- [Task to carry out] Find how many lines of the listing include the string "with", and report only that figure.

- [Records provided]
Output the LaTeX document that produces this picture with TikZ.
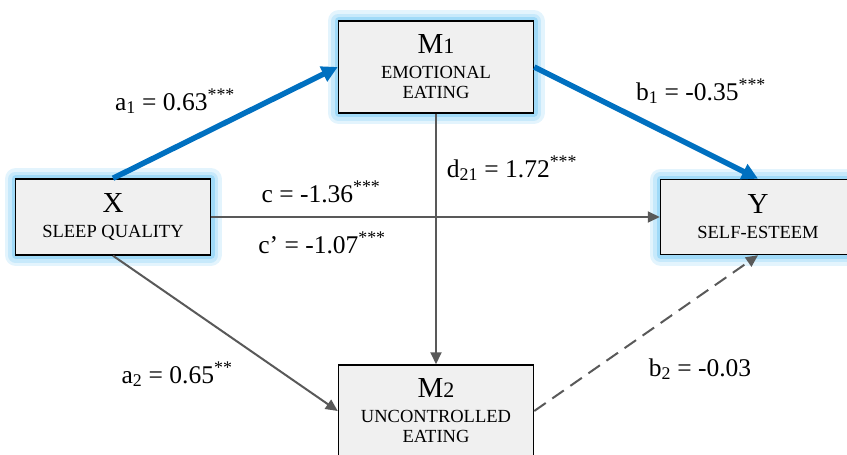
\documentclass[tikz,border=0pt]{standalone}
\usepackage{fontspec}
\setmainfont{Liberation Serif}
\usetikzlibrary{arrows.meta}
\definecolor{arrowblue}{HTML}{0070C0}
\definecolor{arrowgray}{HTML}{595959}
\definecolor{glowblue}{HTML}{8FD3F7}
\definecolor{boxgray}{HTML}{F0F0F0}
\newcommand{\bigname}{\fontsize{29}{30}\selectfont}
\newcommand{\sig}[1]{\textsuperscript{#1}}
\tikzset{
  box/.style={draw=black, line width=1.5pt, fill=boxgray, minimum width=195pt,
    align=center, inner sep=0pt, font=\fontsize{18.5}{20}\selectfont},
  glow/.style={preaction={draw=glowblue!25, line width=22pt, line join=round},
    preaction={draw=glowblue!50, line width=15pt, line join=round},
    preaction={draw=glowblue!85, line width=8pt, line join=round}},
  bluearrow/.style={draw=arrowblue, line width=5.5pt, -{Triangle[length=16pt,width=16pt]}},
  grayarrow/.style={draw=arrowgray, line width=2pt, -{Triangle[length=12pt,width=11pt]}},
  lbl/.style={font=\fontsize{25.5}{28}\selectfont, inner sep=0pt, anchor=base}
}
\begin{document}
\begin{tikzpicture}[x=1pt, y=-1pt]
  \useasboundingbox (0,0) rectangle (847,455);
  % boxes
  \node[box, glow, minimum height=76pt] (X) at (113,217)
    {{\bigname X}\\[5pt]SLEEP QUALITY};
  \node[box, glow, minimum height=92pt] (M1) at (436,67)
    {{\bigname M{\fontsize{22}{22}\selectfont 1}}\\[5pt]EMOTIONAL\\EATING};
  \node[box, glow, minimum height=75pt] (Y) at (758,217)
    {{\bigname Y}\\[5pt]SELF-ESTEEM};
  \node[box, minimum height=92pt] (M2) at (436,411)
    {{\bigname M{\fontsize{22}{22}\selectfont 2}}\\[5pt]UNCONTROLLED\\EATING};
  % paths
  \draw[grayarrow] (X.east) -- (Y.west);
  \draw[grayarrow] (M1.south) -- (M2.north);
  \draw[grayarrow] (X.south) -- (M2.west);
  \draw[grayarrow, dash pattern=on 14pt off 8pt] (M2.east) -- (Y.south);
  \draw[bluearrow] (X.north) -- (M1.west);
  \draw[bluearrow] (M1.east) -- (Y.north);
  % coefficients
  \node[lbl] (la1) at (175,110) {a\textsubscript{1} = 0.63\sig{***}};
  \node[lbl] (lb1) at (701,100) {b\textsubscript{1} = -0.35\sig{***}};
  \node[lbl] (lc) at (321,202) {c = -1.36\sig{***}};
  \node[lbl] (lcp) at (322,253) {c’ = -1.07\sig{***}};
  \node[lbl] (ld21) at (512,177) {d\textsubscript{21} = 1.72\sig{***}};
  \node[lbl] (la2) at (177,383) {a\textsubscript{2} = 0.65\sig{**}};
  \node[lbl] (lb2) at (700,376) {b\textsubscript{2} = -0.03};
\end{tikzpicture}
\end{document}
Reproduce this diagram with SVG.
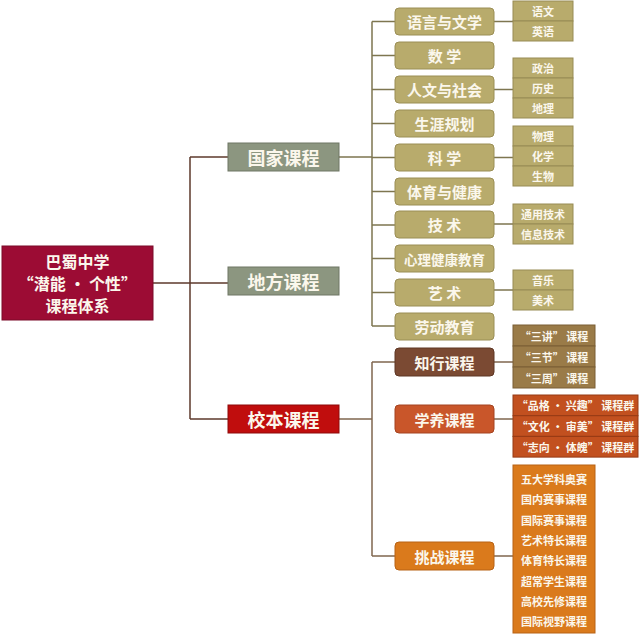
<svg xmlns="http://www.w3.org/2000/svg" width="640" height="636" viewBox="0 0 640 636">
<style>
text{font-family:"Noto Sans CJK SC","Noto Sans",sans-serif;font-weight:bold;fill:#fbf7ec;text-anchor:middle;dominant-baseline:central}
.root{fill:#9c0c34;stroke:#7a0a28;stroke-width:1}
.l1{fill:#8c9680;stroke:#6e7664;stroke-width:1}
.l1r{fill:#c00d0d;stroke:#8e0a0a;stroke-width:1}
.n2{fill:#b8ab6c;stroke:#9a8e55;stroke-width:1}
.n3{fill:#b8ab6c;stroke:#978b54;stroke-width:1}
.zx{fill:#7b4a33;stroke:#5e3624;stroke-width:1}
.zx3{fill:#9a7b48;stroke:#7a5f35;stroke-width:1}
.xy{fill:#c9562a;stroke:#a44320;stroke-width:1}
.xy3{fill:#c2501f;stroke:#963a14;stroke-width:1}
.tz{fill:#da7a1c;stroke:#b86214;stroke-width:1}
.t0{font-size:16px}
.t1{font-size:18px}
.t2{font-size:15px}
.t3{font-size:11px}
.c0{stroke:#5e3a2c;stroke-width:1.5;fill:none}
.cn{stroke:#7e7650;stroke-width:1.5;fill:none}
.cs{stroke:#80674f;stroke-width:1.5;fill:none}
</style>
<rect width="640" height="636" fill="#ffffff"/>
<g id="connectors">
<path class="c0" d="M153 283H228M190 157V419M190 157H228M190 419H228"/>
<path class="cn" d="M339 157H372M372 21.5V326M372 21.5H395M372 55.5H395M372 89.5H395M372 123.5H395M372 157.5H395M372 191.5H395M372 225H395M372 258.5H395M372 292.5H395M372 326H395"/>
<path class="cn" d="M494 21.5H513M494 89.5H513M494 157.5H513M494 224H513M494 290H513"/>
<path class="cs" d="M339 419H372M372 362V556M372 362H395M372 556H395M494 362H513M494 419H513M494 556H513"/>
</g>
<g id="root">
<rect class="root" x="2" y="246" width="151" height="74"/>
<text class="t0" x="77.5" y="261">巴蜀中学</text>
<text class="t0" x="77.5" y="283">“潜能 · 个性”</text>
<text class="t0" x="77.5" y="305">课程体系</text>
</g>
<g id="guojia"><rect class="l1" x="228" y="143" width="111" height="28"/><text class="t1" x="283.5" y="157">国家课程</text></g>
<g id="difang"><rect class="l1" x="228" y="267" width="111" height="28"/><text class="t1" x="283.5" y="281">地方课程</text></g>
<g id="xiaoben"><rect class="l1r" x="228" y="405" width="111" height="28"/><text class="t1" x="283.5" y="419">校本课程</text></g>
<g id="n-yuyan"><rect class="n2" x="395" y="8" width="99" height="27" rx="4"/><text class="t2" x="444.5" y="21.5">语言与文学</text></g>
<g id="n-shuxue"><rect class="n2" x="395" y="42" width="99" height="27" rx="4"/><text class="t2" x="444.5" y="55.5">数 学</text></g>
<g id="n-renwen"><rect class="n2" x="395" y="76" width="99" height="27" rx="4"/><text class="t2" x="444.5" y="89.5">人文与社会</text></g>
<g id="n-shengya"><rect class="n2" x="395" y="110" width="99" height="27" rx="4"/><text class="t2" x="444.5" y="123.5">生涯规划</text></g>
<g id="n-kexue"><rect class="n2" x="395" y="144" width="99" height="27" rx="4"/><text class="t2" x="444.5" y="157.5">科 学</text></g>
<g id="n-tiyu"><rect class="n2" x="395" y="178" width="99" height="27" rx="4"/><text class="t2" x="444.5" y="191.5">体育与健康</text></g>
<g id="n-jishu"><rect class="n2" x="395" y="211" width="99" height="27" rx="4"/><text class="t2" x="444.5" y="224.5">技 术</text></g>
<g id="n-xinli"><rect class="n2" x="395" y="245" width="99" height="27" rx="4"/><text class="t2" x="444.5" y="258.5" style="font-size:13.5px">心理健康教育</text></g>
<g id="n-yishu"><rect class="n2" x="395" y="279" width="99" height="27" rx="4"/><text class="t2" x="444.5" y="292.5">艺 术</text></g>
<g id="n-laodong"><rect class="n2" x="395" y="313" width="99" height="27" rx="4"/><text class="t2" x="444.5" y="326.5">劳动教育</text></g>
<g id="g-yuyan"><rect class="n3" x="513" y="1" width="60" height="20"/><rect class="n3" x="513" y="21" width="60" height="20"/><text class="t3" x="543" y="11">语文</text><text class="t3" x="543" y="31">英语</text></g>
<g id="g-renwen"><rect class="n3" x="513" y="58" width="60" height="20"/><rect class="n3" x="513" y="78" width="60" height="20"/><rect class="n3" x="513" y="98" width="60" height="20"/><text class="t3" x="543" y="68">政治</text><text class="t3" x="543" y="88">历史</text><text class="t3" x="543" y="108">地理</text></g>
<g id="g-kexue"><rect class="n3" x="513" y="126" width="60" height="20"/><rect class="n3" x="513" y="146" width="60" height="20"/><rect class="n3" x="513" y="166" width="60" height="20"/><text class="t3" x="543" y="136">物理</text><text class="t3" x="543" y="156">化学</text><text class="t3" x="543" y="176">生物</text></g>
<g id="g-jishu"><rect class="n3" x="513" y="204" width="60" height="20"/><rect class="n3" x="513" y="224" width="60" height="20"/><text class="t3" x="543" y="214">通用技术</text><text class="t3" x="543" y="234">信息技术</text></g>
<g id="g-yishu"><rect class="n3" x="513" y="270" width="60" height="20"/><rect class="n3" x="513" y="290" width="60" height="20"/><text class="t3" x="543" y="280">音乐</text><text class="t3" x="543" y="300">美术</text></g>
<g id="s-zhixing"><rect class="zx" x="395" y="348" width="99" height="28" rx="4"/><text class="t2" x="444.5" y="362">知行课程</text></g>
<g id="s-xueyang"><rect class="xy" x="395" y="405" width="99" height="28" rx="4"/><text class="t2" x="444.5" y="419">学养课程</text></g>
<g id="s-tiaozhan"><rect class="tz" x="395" y="542" width="99" height="28" rx="4"/><text class="t2" x="444.5" y="556">挑战课程</text></g>
<g id="g-zhixing"><rect class="zx3" x="513" y="325" width="82" height="21"/><rect class="zx3" x="513" y="346" width="82" height="21"/><rect class="zx3" x="513" y="367" width="82" height="21"/><text class="t3" x="554" y="335.5">“三讲” 课程</text><text class="t3" x="554" y="356.5">“三节” 课程</text><text class="t3" x="554" y="377.5">“三周” 课程</text></g>
<g id="g-xueyang"><rect class="xy3" x="513" y="395" width="125" height="20.7"/><rect class="xy3" x="513" y="415.7" width="125" height="20.7"/><rect class="xy3" x="513" y="436.4" width="125" height="20.7"/><text class="t3" x="575.5" y="405.3">“品格 · 兴趣” 课程群</text><text class="t3" x="575.5" y="426">“文化 · 审美” 课程群</text><text class="t3" x="575.5" y="446.7">“志向 · 体魄” 课程群</text></g>
<g id="g-tiaozhan"><rect class="tz" x="513" y="465" width="82" height="168"/>
<text class="t3" x="554" y="479">五大学科奥赛</text><text class="t3" x="554" y="499">国内赛事课程</text><text class="t3" x="554" y="519.5">国际赛事课程</text><text class="t3" x="554" y="540">艺术特长课程</text><text class="t3" x="554" y="560">体育特长课程</text><text class="t3" x="554" y="580.5">超常学生课程</text><text class="t3" x="554" y="600.5">高校先修课程</text><text class="t3" x="554" y="621">国际视野课程</text></g>
</svg>
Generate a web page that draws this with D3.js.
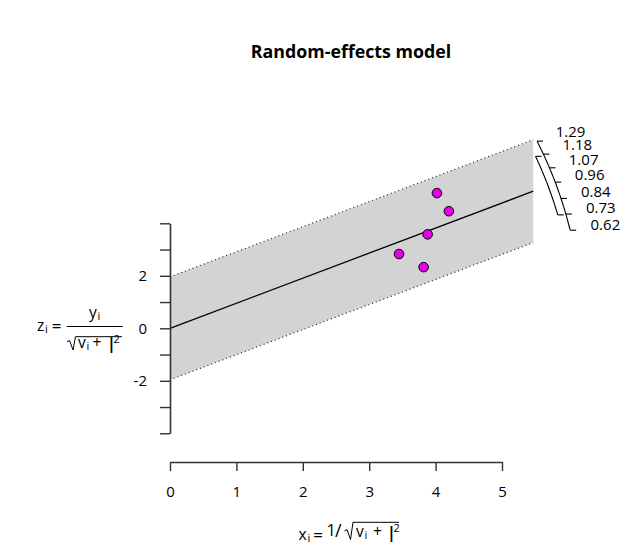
<!DOCTYPE html>
<html>
<head>
<meta charset="utf-8">
<script src="https://cdn.jsdelivr.net/npm/d3@7"></script>
<style>
  body { margin: 0; background: #fff; }
  text { font-family: "Open Sans", "Liberation Sans", sans-serif; fill: #000; }
</style>
</head>
<body>
<div id="chart"></div>
<script>
// data read from the radial (Galbraith) plot
var xi = [4.02, 4.20, 3.88, 3.45, 3.82];      // 1/sqrt(vi + tau^2)
var zi = [5.15, 4.46, 3.58, 2.83, 2.33];      // yi/sqrt(vi + tau^2)
var estimate = 0.955;
var ciBounds = [0.74, 1.19];
var arcTicks = [0.62, 0.73, 0.84, 0.96, 1.07, 1.18, 1.29];
var xTicks = [0, 1, 2, 3, 4, 5];
var yTicks = [-4, -3, -2, -1, 0, 1, 2, 3, 4];
var yTickLabels = [-2, 0, 2];
var xMax = 5.47;
var zCrit = 1.96;

var W = 641, H = 552;

var svg = d3.select("#chart")
    .append("svg")
    .attr("width", W)
    .attr("height", H);

var x = d3.scaleLinear().domain([0, 5]).range([170, 502]);
var y = d3.scaleLinear().domain([-4, 4]).range([433.3, 223.3]);

// title
svg.append("text")
    .attr("x", 351)
    .attr("y", 58)
    .attr("text-anchor", "middle")
    .style("font-size", "17.8px")
    .style("font-weight", "bold")
    .text("Random-effects model");

// shaded band  z = b*x +/- 1.96
var band = [
    [0, zCrit], [xMax, estimate * xMax + zCrit],
    [xMax, estimate * xMax - zCrit], [0, -zCrit]
];
svg.append("path")
    .datum(band)
    .attr("fill", "#d3d3d3")
    .attr("stroke", "none")
    .attr("d", d3.line().x(function(d) { return x(d[0]); }).y(function(d) { return y(d[1]); }));

[zCrit, -zCrit].forEach(function(off) {
    svg.append("line")
        .attr("x1", x(0)).attr("y1", y(off))
        .attr("x2", x(xMax)).attr("y2", y(estimate * xMax + off))
        .attr("stroke", "#222")
        .attr("stroke-width", 1.2)
        .style("stroke-dasharray", "1,3");
});

// regression line through origin
svg.append("line")
    .attr("x1", x(0)).attr("y1", y(0))
    .attr("x2", x(xMax)).attr("y2", y(estimate * xMax))
    .attr("stroke", "black")
    .attr("stroke-width", 1.3);

// points
svg.selectAll("circle.pt")
    .data(d3.range(xi.length))
    .enter()
    .append("circle")
    .attr("class", "pt")
    .attr("cx", function(i) { return x(xi[i]); })
    .attr("cy", function(i) { return y(zi[i]); })
    .attr("r", 4.8)
    .attr("fill", "#e600e6")
    .attr("stroke", "black")
    .attr("stroke-width", 1);

// x axis
var xAxis = d3.axisBottom(x)
    .tickValues(xTicks)
    .tickSize(9)
    .tickSizeOuter(0)
    .tickPadding(15)
    .tickFormat(function(d) { return String(d); });

var gx = svg.append("g")
    .attr("transform", "translate(0,462)")
    .call(xAxis);

// y axis
var yAxis = d3.axisLeft(y)
    .tickValues(yTicks)
    .tickSize(10)
    .tickSizeOuter(0)
    .tickPadding(13)
    .tickFormat(function(d) { return yTickLabels.indexOf(d) >= 0 ? String(d) : ""; });

var gy = svg.append("g")
    .attr("transform", "translate(170,0)")
    .call(yAxis);

[gx, gy].forEach(function(g) {
    g.select(".domain").attr("stroke", "#333").attr("stroke-width", 1.6);
    g.selectAll(".tick line").attr("stroke", "#333").attr("stroke-width", 1.4);
    g.selectAll(".tick text")
        .style("font-size", "15px")
        .style("font-family", "'Open Sans', sans-serif")
        .attr("fill", "#000");
});

// arc scale on the right (screen circle around origin)
var cx0 = x(0), cy0 = y(0);
var kx = x(1) - x(0), ky = y(0) - y(1);
function arcPt(b, r) {
    var th = Math.atan(b * ky / kx);
    return [cx0 + r * Math.cos(th), cy0 - r * Math.sin(th)];
}
var rArc = 412, rCi = 404, rLab = 433;

function arcPath(b0, b1, r) {
    var n = 40, pts = [];
    for (var k = 0; k <= n; k++) pts.push(arcPt(b0 + (b1 - b0) * k / n, r));
    return d3.line()(pts);
}

svg.append("path")
    .attr("d", arcPath(arcTicks[0], arcTicks[arcTicks.length - 1], rArc))
    .attr("fill", "none")
    .attr("stroke", "black")
    .attr("stroke-width", 1.1);

arcTicks.forEach(function(b) {
    var p = arcPt(b, rArc);
    svg.append("line")
        .attr("x1", p[0]).attr("y1", p[1])
        .attr("x2", p[0] + 6).attr("y2", p[1])
        .attr("stroke", "black")
        .attr("stroke-width", 1.1);
    var q = arcPt(b, rLab);
    svg.append("text")
        .attr("x", q[0])
        .attr("y", q[1])
        .attr("dy", "0.35em")
        .style("font-size", "15px")
        .text(b.toFixed(2));
});

// confidence interval arc
svg.append("path")
    .attr("d", arcPath(ciBounds[0], ciBounds[1], rCi))
    .attr("fill", "none")
    .attr("stroke", "black")
    .attr("stroke-width", 1.1);

ciBounds.forEach(function(b) {
    var p = arcPt(b, rCi);
    svg.append("line")
        .attr("x1", p[0]).attr("y1", p[1])
        .attr("x2", p[0] + 6).attr("y2", p[1])
        .attr("stroke", "black")
        .attr("stroke-width", 1.1);
});

// y label: z_i = y_i / sqrt(v_i + |^2)
var ylab = svg.append("g");
ylab.append("text").attr("x", 37).attr("y", 331).style("font-size", "15.5px").text("z");
ylab.append("text").attr("x", 45).attr("y", 333).style("font-size", "11px").text("i");
ylab.append("text").attr("x", 56.5).attr("y", 332).attr("text-anchor", "middle").style("font-size", "17px").text("=");
ylab.append("line").attr("x1", 66.7).attr("x2", 122.7).attr("y1", 326.5).attr("y2", 326.5)
    .attr("stroke", "black").attr("stroke-width", 1);
ylab.append("text").attr("x", 89).attr("y", 318).style("font-size", "15.5px").text("y");
ylab.append("text").attr("x", 97.5).attr("y", 320).style("font-size", "11px").text("i");
ylab.append("path")
    .attr("d", "M67,342 L69.5,340.5 L73,350 L75.5,336.7 L122,336.7")
    .attr("fill", "none").attr("stroke", "black").attr("stroke-width", 1);
ylab.append("text").attr("x", 78).attr("y", 348).style("font-size", "15.5px").text("v");
ylab.append("text").attr("x", 86.5).attr("y", 350).style("font-size", "11px").text("i");
ylab.append("text").attr("x", 97).attr("y", 348).attr("text-anchor", "middle").style("font-size", "15.5px").text("+");
ylab.append("text").attr("x", 107).attr("y", 348.5).style("font-size", "16px").style("font-weight", "bold").text("|");
ylab.append("text").attr("x", 113.5).attr("y", 342.5).style("font-size", "11px").text("2");

// x label: x_i = 1/sqrt(v_i + |^2)
var xlab = svg.append("g");
xlab.append("text").attr("x", 298.5).attr("y", 540).style("font-size", "15.5px").text("x");
xlab.append("text").attr("x", 307.5).attr("y", 542).style("font-size", "11px").text("i");
xlab.append("text").attr("x", 318).attr("y", 541).attr("text-anchor", "middle").style("font-size", "17px").text("=");
xlab.append("text").attr("x", 326.5).attr("y", 536).style("font-size", "16.5px").text("1");
xlab.append("text").attr("x", 335).attr("y", 537).style("font-size", "18px").text("/");
xlab.append("path")
    .attr("d", "M344.5,531 L347,529.5 L350.5,539.5 L353,522.3 L399,522.3")
    .attr("fill", "none").attr("stroke", "black").attr("stroke-width", 1);
xlab.append("text").attr("x", 356).attr("y", 537).style("font-size", "15.5px").text("v");
xlab.append("text").attr("x", 364.5).attr("y", 539).style("font-size", "11px").text("i");
xlab.append("text").attr("x", 377.5).attr("y", 537).attr("text-anchor", "middle").style("font-size", "15.5px").text("+");
xlab.append("text").attr("x", 387).attr("y", 537.5).style("font-size", "16px").style("font-weight", "bold").text("|");
xlab.append("text").attr("x", 393.5).attr("y", 532).style("font-size", "11px").text("2");
</script>
</body>
</html>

- [Problem solution] 3